Balasubramanian, who hails from Bala Cynwyd, Pennsylvania, is completing her final year at Yale University, where she studies anthropology and history. Her thesis focuses on how arts-driven initiatives in a Japanese fishing village have supported local development. She leads an undergraduate digital humanities journal and works as a trainee guide at the Yale Centre for British Art. She plans to enrol in the Master of Philosophy in Global and Area Studies at Oxford.

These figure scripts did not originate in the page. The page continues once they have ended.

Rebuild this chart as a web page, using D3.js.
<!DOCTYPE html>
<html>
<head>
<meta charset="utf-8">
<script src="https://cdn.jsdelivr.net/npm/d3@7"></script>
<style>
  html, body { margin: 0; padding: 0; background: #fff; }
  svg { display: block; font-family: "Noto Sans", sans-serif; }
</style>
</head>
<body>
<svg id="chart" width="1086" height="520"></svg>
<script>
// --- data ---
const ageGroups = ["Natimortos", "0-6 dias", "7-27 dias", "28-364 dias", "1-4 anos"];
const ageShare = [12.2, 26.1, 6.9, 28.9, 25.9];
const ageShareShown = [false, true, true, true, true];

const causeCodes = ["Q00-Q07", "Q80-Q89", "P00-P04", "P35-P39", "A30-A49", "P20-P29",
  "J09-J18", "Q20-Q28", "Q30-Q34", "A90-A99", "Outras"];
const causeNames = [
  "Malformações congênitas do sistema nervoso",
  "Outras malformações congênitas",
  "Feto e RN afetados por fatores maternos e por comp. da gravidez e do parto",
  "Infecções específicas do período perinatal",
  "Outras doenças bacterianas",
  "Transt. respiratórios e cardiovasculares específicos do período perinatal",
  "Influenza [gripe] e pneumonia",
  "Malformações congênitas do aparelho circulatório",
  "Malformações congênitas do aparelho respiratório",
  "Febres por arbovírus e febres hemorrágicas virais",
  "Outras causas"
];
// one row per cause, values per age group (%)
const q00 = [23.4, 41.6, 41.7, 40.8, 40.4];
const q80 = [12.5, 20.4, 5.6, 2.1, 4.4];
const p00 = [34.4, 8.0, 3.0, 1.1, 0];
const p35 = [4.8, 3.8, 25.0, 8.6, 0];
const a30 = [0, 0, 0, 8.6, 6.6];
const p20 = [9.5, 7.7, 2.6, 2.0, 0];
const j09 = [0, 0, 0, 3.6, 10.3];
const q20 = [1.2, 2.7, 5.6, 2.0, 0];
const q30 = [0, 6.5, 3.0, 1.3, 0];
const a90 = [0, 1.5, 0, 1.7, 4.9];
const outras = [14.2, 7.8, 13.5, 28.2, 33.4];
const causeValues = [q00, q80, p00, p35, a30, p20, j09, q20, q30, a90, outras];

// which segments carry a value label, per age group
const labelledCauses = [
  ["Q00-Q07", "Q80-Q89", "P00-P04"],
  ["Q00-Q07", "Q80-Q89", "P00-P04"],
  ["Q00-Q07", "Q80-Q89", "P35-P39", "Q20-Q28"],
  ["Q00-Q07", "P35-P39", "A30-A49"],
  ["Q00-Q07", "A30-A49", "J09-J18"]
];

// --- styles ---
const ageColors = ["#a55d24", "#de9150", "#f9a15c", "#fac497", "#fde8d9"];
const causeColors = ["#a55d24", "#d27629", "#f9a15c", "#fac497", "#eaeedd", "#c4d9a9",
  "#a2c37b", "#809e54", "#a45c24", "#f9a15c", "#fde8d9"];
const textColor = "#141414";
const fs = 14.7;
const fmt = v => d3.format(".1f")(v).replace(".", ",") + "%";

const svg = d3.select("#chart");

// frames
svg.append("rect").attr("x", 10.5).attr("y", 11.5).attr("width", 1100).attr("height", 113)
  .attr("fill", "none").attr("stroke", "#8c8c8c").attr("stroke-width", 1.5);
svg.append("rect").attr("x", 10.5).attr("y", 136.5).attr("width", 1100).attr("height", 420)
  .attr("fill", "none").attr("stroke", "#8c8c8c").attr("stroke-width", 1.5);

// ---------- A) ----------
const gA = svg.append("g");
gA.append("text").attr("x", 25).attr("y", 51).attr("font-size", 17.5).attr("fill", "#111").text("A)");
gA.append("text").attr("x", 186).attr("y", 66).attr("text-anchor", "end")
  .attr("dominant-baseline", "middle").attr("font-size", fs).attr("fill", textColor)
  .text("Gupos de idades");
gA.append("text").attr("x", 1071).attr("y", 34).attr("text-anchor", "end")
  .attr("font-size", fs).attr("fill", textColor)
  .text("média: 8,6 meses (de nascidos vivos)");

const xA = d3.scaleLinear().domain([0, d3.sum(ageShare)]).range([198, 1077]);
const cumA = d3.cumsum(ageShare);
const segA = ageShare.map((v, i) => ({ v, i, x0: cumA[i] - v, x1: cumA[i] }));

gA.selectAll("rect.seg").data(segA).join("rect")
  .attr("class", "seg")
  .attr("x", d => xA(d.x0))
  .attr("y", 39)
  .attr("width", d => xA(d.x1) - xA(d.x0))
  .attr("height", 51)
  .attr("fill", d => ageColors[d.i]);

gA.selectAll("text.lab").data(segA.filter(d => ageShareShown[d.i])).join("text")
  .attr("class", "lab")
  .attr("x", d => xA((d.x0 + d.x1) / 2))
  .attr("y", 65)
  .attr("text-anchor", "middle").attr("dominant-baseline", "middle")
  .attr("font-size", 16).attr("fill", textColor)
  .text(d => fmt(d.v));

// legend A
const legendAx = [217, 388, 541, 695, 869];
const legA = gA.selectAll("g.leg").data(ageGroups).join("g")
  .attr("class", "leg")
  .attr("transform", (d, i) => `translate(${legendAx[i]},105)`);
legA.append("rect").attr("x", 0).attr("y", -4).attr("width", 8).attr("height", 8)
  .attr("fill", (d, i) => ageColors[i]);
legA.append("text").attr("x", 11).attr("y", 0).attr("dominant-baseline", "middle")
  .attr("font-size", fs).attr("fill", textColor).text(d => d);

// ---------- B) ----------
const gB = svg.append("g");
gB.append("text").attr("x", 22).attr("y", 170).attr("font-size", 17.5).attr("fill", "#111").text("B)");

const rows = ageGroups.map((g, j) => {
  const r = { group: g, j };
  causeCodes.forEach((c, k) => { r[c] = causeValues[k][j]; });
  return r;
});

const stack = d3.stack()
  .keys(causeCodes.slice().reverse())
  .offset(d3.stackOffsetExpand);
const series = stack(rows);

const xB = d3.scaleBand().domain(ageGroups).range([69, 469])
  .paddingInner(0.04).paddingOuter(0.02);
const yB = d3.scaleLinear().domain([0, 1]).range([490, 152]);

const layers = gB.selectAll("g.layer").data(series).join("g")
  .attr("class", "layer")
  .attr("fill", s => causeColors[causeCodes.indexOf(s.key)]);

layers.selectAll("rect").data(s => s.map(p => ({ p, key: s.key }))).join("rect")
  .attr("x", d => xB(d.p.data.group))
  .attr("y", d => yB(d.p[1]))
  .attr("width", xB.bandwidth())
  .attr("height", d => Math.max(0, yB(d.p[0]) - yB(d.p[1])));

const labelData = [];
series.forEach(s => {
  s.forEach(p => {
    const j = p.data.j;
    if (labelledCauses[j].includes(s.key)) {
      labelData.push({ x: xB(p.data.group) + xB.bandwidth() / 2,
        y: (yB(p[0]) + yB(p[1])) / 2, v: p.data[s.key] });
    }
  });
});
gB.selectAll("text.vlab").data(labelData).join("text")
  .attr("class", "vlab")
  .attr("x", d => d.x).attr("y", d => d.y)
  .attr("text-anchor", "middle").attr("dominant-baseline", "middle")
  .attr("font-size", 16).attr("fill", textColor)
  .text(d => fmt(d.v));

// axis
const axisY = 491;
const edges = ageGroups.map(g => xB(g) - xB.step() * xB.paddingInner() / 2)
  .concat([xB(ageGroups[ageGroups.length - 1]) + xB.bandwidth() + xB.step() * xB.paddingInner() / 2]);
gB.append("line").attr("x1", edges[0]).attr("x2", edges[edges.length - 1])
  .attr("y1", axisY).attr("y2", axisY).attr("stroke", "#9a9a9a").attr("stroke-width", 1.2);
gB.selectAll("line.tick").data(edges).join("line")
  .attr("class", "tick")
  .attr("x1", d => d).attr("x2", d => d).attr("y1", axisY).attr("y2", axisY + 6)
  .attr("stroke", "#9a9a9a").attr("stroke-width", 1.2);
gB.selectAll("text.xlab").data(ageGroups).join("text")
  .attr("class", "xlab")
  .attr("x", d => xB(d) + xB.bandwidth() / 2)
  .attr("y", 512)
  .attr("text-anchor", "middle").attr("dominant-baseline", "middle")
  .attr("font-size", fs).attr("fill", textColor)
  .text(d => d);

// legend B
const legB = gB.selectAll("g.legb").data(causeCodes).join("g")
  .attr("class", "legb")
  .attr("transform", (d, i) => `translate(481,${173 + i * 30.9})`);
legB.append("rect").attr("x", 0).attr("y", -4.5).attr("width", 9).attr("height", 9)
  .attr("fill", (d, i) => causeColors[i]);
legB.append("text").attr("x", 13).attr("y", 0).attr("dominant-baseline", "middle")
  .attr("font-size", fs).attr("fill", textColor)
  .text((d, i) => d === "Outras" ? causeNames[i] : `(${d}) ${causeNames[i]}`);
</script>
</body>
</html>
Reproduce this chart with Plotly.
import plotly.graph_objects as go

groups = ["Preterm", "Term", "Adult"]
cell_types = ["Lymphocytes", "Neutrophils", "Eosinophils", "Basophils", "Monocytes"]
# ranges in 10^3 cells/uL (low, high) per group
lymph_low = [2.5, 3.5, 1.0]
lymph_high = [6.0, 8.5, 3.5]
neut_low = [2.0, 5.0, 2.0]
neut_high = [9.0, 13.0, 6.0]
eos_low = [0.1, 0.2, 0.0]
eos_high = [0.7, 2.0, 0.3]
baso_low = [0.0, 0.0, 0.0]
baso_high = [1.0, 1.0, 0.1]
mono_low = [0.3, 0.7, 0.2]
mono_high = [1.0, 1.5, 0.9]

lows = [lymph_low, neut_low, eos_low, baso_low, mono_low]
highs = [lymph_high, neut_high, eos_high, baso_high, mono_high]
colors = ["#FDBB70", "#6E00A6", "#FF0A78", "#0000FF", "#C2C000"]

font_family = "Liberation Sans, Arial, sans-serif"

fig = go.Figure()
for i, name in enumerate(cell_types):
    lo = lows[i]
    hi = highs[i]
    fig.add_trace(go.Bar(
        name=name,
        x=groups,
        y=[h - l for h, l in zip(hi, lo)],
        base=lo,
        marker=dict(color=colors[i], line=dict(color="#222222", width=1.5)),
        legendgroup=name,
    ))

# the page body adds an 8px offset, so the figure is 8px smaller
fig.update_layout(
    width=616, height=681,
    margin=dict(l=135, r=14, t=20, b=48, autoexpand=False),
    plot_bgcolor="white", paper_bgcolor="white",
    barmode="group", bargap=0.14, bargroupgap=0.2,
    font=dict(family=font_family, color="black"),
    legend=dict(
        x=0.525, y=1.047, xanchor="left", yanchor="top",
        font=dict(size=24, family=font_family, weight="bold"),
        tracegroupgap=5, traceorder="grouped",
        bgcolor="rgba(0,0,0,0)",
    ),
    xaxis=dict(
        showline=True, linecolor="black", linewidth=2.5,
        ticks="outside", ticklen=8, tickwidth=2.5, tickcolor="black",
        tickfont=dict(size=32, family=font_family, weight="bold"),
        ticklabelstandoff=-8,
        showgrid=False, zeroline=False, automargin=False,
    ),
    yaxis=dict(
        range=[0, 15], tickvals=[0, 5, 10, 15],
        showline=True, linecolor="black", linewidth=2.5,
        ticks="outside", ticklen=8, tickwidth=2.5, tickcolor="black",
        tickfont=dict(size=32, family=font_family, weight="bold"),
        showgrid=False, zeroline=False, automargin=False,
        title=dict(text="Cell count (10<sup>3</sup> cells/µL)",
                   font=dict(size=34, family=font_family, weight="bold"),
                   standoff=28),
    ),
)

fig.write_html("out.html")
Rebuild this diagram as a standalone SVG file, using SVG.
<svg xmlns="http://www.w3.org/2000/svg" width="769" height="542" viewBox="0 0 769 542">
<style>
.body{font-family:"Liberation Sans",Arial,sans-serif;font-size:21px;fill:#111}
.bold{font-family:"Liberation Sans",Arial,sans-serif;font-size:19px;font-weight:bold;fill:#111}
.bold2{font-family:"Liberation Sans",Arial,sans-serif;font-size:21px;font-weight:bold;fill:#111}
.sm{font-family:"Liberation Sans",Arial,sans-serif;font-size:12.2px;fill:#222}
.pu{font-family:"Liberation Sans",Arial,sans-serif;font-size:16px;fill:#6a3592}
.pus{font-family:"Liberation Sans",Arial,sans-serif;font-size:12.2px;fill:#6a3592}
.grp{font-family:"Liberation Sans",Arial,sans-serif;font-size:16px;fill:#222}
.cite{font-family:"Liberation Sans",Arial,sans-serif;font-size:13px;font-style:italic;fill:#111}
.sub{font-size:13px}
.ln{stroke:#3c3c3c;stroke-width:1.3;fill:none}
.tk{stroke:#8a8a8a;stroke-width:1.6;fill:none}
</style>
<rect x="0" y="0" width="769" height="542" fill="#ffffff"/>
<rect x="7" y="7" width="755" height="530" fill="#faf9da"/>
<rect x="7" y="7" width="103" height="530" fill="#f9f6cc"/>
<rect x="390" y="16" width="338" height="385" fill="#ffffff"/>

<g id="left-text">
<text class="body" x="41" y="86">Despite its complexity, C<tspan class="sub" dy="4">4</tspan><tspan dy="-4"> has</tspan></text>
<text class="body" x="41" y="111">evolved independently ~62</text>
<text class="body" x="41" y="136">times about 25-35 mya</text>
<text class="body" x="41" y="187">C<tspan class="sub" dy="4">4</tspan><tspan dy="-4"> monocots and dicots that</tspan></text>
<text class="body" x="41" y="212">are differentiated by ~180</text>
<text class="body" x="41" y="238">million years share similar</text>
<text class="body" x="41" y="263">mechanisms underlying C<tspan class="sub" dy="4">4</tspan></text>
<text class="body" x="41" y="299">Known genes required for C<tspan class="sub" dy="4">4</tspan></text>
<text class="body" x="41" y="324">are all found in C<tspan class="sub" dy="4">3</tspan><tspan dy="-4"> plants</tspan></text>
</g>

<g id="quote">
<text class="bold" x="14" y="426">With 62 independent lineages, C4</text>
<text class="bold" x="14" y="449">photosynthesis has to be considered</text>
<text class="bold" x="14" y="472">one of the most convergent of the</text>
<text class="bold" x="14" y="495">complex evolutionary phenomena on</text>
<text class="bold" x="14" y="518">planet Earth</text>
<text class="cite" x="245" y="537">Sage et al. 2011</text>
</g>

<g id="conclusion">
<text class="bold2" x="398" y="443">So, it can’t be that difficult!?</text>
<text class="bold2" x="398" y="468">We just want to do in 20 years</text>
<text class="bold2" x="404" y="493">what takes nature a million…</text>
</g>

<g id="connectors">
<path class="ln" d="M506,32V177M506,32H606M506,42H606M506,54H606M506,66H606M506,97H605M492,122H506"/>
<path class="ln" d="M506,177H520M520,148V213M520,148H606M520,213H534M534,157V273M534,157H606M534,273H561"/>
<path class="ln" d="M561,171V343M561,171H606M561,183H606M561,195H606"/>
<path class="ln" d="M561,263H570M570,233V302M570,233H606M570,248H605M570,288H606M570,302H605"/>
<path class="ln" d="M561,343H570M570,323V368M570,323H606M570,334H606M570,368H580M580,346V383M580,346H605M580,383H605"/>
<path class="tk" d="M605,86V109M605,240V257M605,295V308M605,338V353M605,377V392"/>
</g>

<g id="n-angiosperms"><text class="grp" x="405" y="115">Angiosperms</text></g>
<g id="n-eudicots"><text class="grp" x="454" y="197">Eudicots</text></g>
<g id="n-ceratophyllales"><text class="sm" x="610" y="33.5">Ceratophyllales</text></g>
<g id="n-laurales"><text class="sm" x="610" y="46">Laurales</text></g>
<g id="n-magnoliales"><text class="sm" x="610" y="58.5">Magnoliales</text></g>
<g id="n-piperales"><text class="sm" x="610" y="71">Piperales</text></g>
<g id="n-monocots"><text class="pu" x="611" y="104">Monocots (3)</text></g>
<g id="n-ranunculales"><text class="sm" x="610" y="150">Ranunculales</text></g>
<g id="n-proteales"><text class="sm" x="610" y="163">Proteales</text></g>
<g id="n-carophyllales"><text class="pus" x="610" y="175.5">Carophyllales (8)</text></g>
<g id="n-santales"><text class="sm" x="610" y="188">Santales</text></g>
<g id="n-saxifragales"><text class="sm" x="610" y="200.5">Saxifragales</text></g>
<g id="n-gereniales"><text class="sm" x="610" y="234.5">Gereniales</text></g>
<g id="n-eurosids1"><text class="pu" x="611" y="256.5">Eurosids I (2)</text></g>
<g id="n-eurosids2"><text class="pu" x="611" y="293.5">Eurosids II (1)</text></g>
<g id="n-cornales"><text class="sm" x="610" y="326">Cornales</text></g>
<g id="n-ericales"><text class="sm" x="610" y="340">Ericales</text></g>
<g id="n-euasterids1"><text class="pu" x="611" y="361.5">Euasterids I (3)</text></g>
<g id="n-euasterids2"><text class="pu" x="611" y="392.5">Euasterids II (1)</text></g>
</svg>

Cacodcar, from Lafayette, Louisiana, is a senior at Harvard University, majoring in economics and human developmental and regenerative biology. His research analyses how local media report on fentanyl and how such coverage connects to overdose patterns. He heads the Harvard Public Opinion Project, which conducts one of the nation’s largest surveys of youth political opinions. His prior roles include work with the Council on Foreign Relations, the Pew Research Centre, and Boston Healthcare for the Homeless. He will pursue a Master of Philosophy in Economics at Oxford.
Bansal, who comes from Mukilteo, Washington, is a senior at the University of Washington, specialising in neuroscience and medical anthropology. He founded NARCARE, a nonprofit dedicated to training certified naloxone instructors and expanding access to overdose response tools across the country. He also serves on the Washington State Department of Health’s Mental Health and Social Justice Committee. His research at the Benaroya Research Institute links autoimmune diseases to immune responses to SARS-CoV-2. At Oxford, he aims to study for a Master of Science in Health Service Improvement and Evaluation.
Puttur, originally from Gilbert, Arizona, is completing his studies at the U.S. Air Force Academy, majoring in aeronautical engineering and applied mathematics. His work with the German Aerospace Centre examines pitch-recovery performance in future fighter aircraft. He is also an instructor pilot and flight commander in the 94th Flying Training Squadron and performs nationally with the academy’s aerobatic demonstration team. Multilingual and musically trained, he will pursue a Master of Science in Engineering Science.
Established through the will of Cecil Rhodes, the Rhodes Scholarship is one of the most respected and competitive international postgraduate awards. It supports exceptional students from partner nations to undertake advanced studies at the University of Oxford with full financial coverage.